## [Directions for this task]
Search the material for the string "Python" and copy each line where it occurs.

Records with drawing code
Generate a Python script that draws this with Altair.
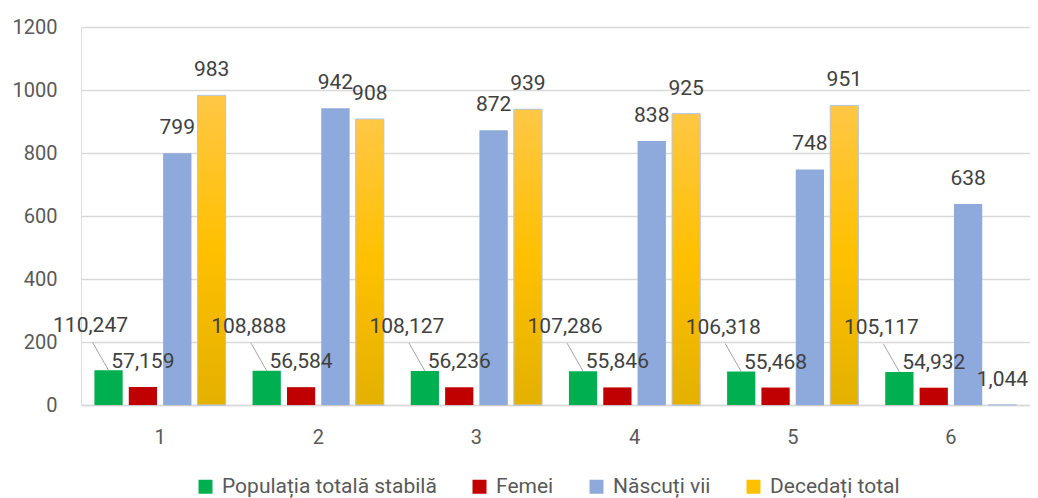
import altair as alt
import pandas as pd

categories = ["1", "2", "3", "4", "5", "6"]
series_names = ["Populația totală stabilă", "Femei", "Născuți vii", "Decedați total"]
populatie = [110.247, 108.888, 108.127, 107.286, 106.318, 105.117]
femei = [57.159, 56.584, 56.236, 55.846, 55.468, 54.932]
nascuti = [799, 942, 872, 838, 748, 638]
decedati = [983, 908, 939, 925, 951, 1.044]
colors = ["#00B050", "#C00000", "#8EA9DB", "#FFC000"]
y_ticks = [0, 200, 400, 600, 800, 1000, 1200]


def fmt(v):
    if float(v).is_integer():
        return str(int(v))
    return f"{v:.3f}".replace(".", ",")


rows = []
for s, vals in zip(series_names, [populatie, femei, nascuti, decedati]):
    for c, v in zip(categories, vals):
        rows.append({"cat": c, "series": s, "value": v, "label": fmt(v)})
df = pd.DataFrame(rows)

FONT = "Roboto"

x_enc = alt.X(
    "cat:N",
    sort=categories,
    scale=alt.Scale(paddingInner=0.17, paddingOuter=0.085),
    axis=alt.Axis(
        title=None, labelAngle=0, ticks=False, domain=True, domainColor="#D9D9D9",
        domainWidth=1.5, labelFontSize=20, labelColor="#595959", labelFont=FONT,
        labelPadding=22, grid=False,
    ),
)
xo_enc = alt.XOffset(
    "series:N", sort=series_names,
    scale=alt.Scale(domain=series_names, paddingInner=0.18, paddingOuter=0),
)
y_enc = alt.Y(
    "value:Q",
    scale=alt.Scale(domain=[0, 1200], nice=False),
    axis=alt.Axis(
        title=None, values=y_ticks, format="d", ticks=False, domain=False,
        gridColor="#D9D9D9", gridWidth=1.5, labelFontSize=20, labelColor="#595959",
        labelFont=FONT, labelPadding=24,
    ),
)

base = alt.Chart(df).encode(x=x_enc, xOffset=xo_enc, y=y_enc)

shadow = base.mark_bar(color="#BFBFBF", opacity=0.6, xOffset=2.5, yOffset=1)

bars = base.mark_bar().encode(
    color=alt.Color(
        "series:N", sort=series_names,
        scale=alt.Scale(domain=series_names, range=colors),
        legend=alt.Legend(
            title=None, orient="none", direction="horizontal", legendX=114, legendY=449,
            symbolType="square", symbolSize=196, symbolStrokeWidth=0, labelFontSize=21,
            labelColor="#595959", labelFont=FONT, labelOffset=6, columnPadding=32,
            padding=0, labelLimit=400,
        ),
    )
)

gradient_bars = base.mark_bar(
    color={
        "gradient": "linear",
        "x1": 0, "y1": 0, "x2": 0, "y2": 1,
        "stops": [
            {"offset": 0, "color": "#FFC745"},
            {"offset": 0.5, "color": "#FFC000"},
            {"offset": 1, "color": "#E3B100"},
        ],
    },
    stroke="#B4C7E7", strokeWidth=1,
).transform_filter(alt.datum.series == series_names[3])

leader = base.mark_point(
    shape="M -0.57 -1 L 0 0", size=3136, filled=False, color="#A6A6A6",
    strokeWidth=1, opacity=1,
).transform_filter(alt.datum.series == series_names[0])

labels_main = base.mark_text(
    dy=-25, fontSize=21, color="#404040", font=FONT
).encode(text="label:N").transform_filter(alt.datum.series != series_names[0])

labels_pop = base.mark_text(
    dx=-18, dy=-44, fontSize=21, color="#404040", font=FONT
).encode(text="label:N").transform_filter(alt.datum.series == series_names[0])

chart = (
    alt.layer(shadow, bars, gradient_bars, leader, labels_main, labels_pop)
    .properties(
        width=949, height=378,
        autosize=alt.AutoSizeParams(type="none"),
        padding={"left": 73, "top": 19, "right": 0, "bottom": 93},
    )
    .configure_view(stroke=None)
    .configure(background="white")
)

chart.save("out.html", embed_options={"renderer": "svg", "actions": False})
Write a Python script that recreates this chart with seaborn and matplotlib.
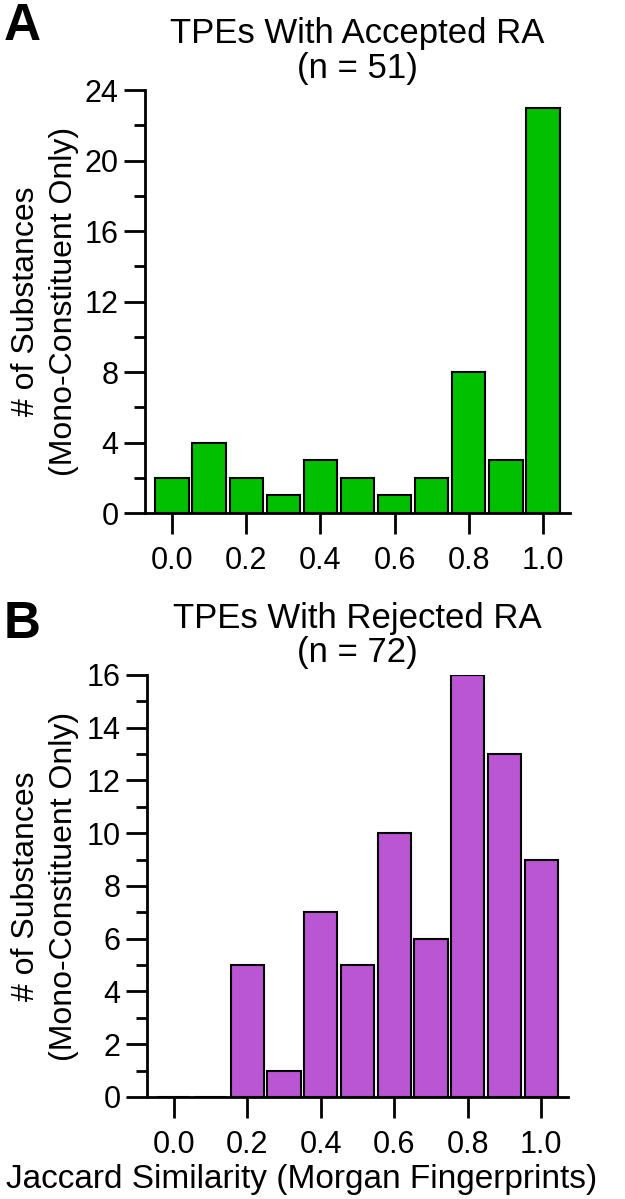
import matplotlib
matplotlib.use("Agg")
import matplotlib.pyplot as plt
import seaborn as sns
import pandas as pd
from matplotlib.ticker import MultipleLocator

sns.set_style("ticks")
plt.rcParams['font.family'] = ['Liberation Sans', 'DejaVu Sans']
plt.rcParams.update({'text.color': 'black', 'axes.labelcolor': 'black',
                     'xtick.color': 'black', 'ytick.color': 'black',
                     'axes.edgecolor': 'black'})

# Jaccard similarity bins (Morgan fingerprints)
bins = [0.0, 0.1, 0.2, 0.3, 0.4, 0.5, 0.6, 0.7, 0.8, 0.9, 1.0]
accepted_counts = [2, 4, 2, 1, 3, 2, 1, 2, 8, 3, 23]
rejected_counts = [0, 0, 5, 1, 7, 5, 10, 6, 16, 13, 9]
xtick_vals = [0.0, 0.2, 0.4, 0.6, 0.8, 1.0]
xtick_labels = ['0.0', '0.2', '0.4', '0.6', '0.8', '1.0']

green = '#00C000'
purple = '#BA55D3'

fig = plt.figure(figsize=(6.25, 11.99), dpi=100)
ax_a = fig.add_axes([0.232, 0.5721, 0.68, 0.3528])
ax_b = fig.add_axes([0.235, 0.0851, 0.674, 0.352])


def draw_panel(ax, counts, color, ymax, major, minor, title, lab_x):
    df = pd.DataFrame({'bin': bins, 'count': counts})
    sns.barplot(data=df, x='bin', y='count', native_scale=True, width=0.9,
                color=color, edgecolor='black', linewidth=1.5, saturation=1,
                ax=ax)
    ax.set_xlim(-0.073, 1.073)
    ax.set_ylim(0, ymax)
    ax.set_xticks(xtick_vals)
    ax.set_xticklabels(xtick_labels)
    ax.yaxis.set_major_locator(MultipleLocator(major))
    ax.yaxis.set_minor_locator(MultipleLocator(minor))
    sns.despine(ax=ax)
    for s in ['left', 'bottom']:
        ax.spines[s].set_linewidth(2)
    ax.tick_params(axis='both', which='major', direction='out', length=15,
                   width=2, labelsize=22, pad=4)
    ax.tick_params(axis='y', which='minor', direction='out', length=8, width=2)
    ax.tick_params(axis='x', which='major', pad=9)
    ax.set_title(title, fontsize=25, pad=9, linespacing=1.05)
    ax.set_ylabel('# of Substances\n(Mono-Constituent Only)', fontsize=23,
                  linespacing=1.35)
    ax.yaxis.set_label_coords(lab_x, 0.5)
    ax.set_xlabel('')


draw_panel(ax_a, accepted_counts, green, 24, 4, 2,
           'TPEs With Accepted RA\n(n = 51)', -0.156)
draw_panel(ax_b, rejected_counts, purple, 16, 2, 1,
           'TPEs With Rejected RA\n(n = 72)', -0.162)

ax_b.set_xlabel('Jaccard Similarity (Morgan Fingerprints)', fontsize=24)
ax_b.xaxis.set_label_coords(0.368, -0.16)

fig.text(0.006, 0.998, 'A', fontsize=37, fontweight='bold', va='top', ha='left')
fig.text(0.006, 0.5, 'B', fontsize=37, fontweight='bold', va='top', ha='left')

fig.savefig('out.png', dpi=100)
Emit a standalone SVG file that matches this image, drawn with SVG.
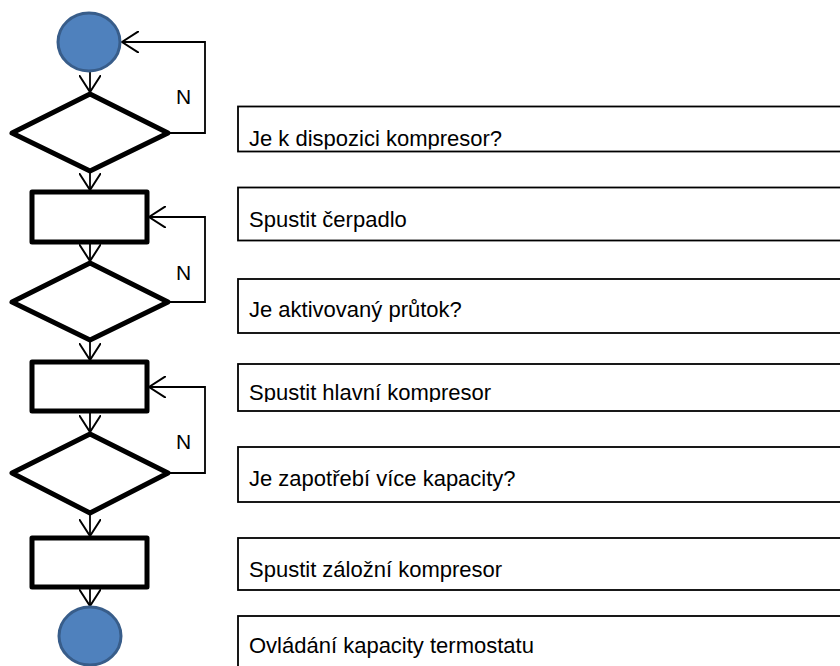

## [Solution for this problem]
Generate a Python script that draws this with Altair.
Write a Python script that recreates this chart with seaborn and matplotlib.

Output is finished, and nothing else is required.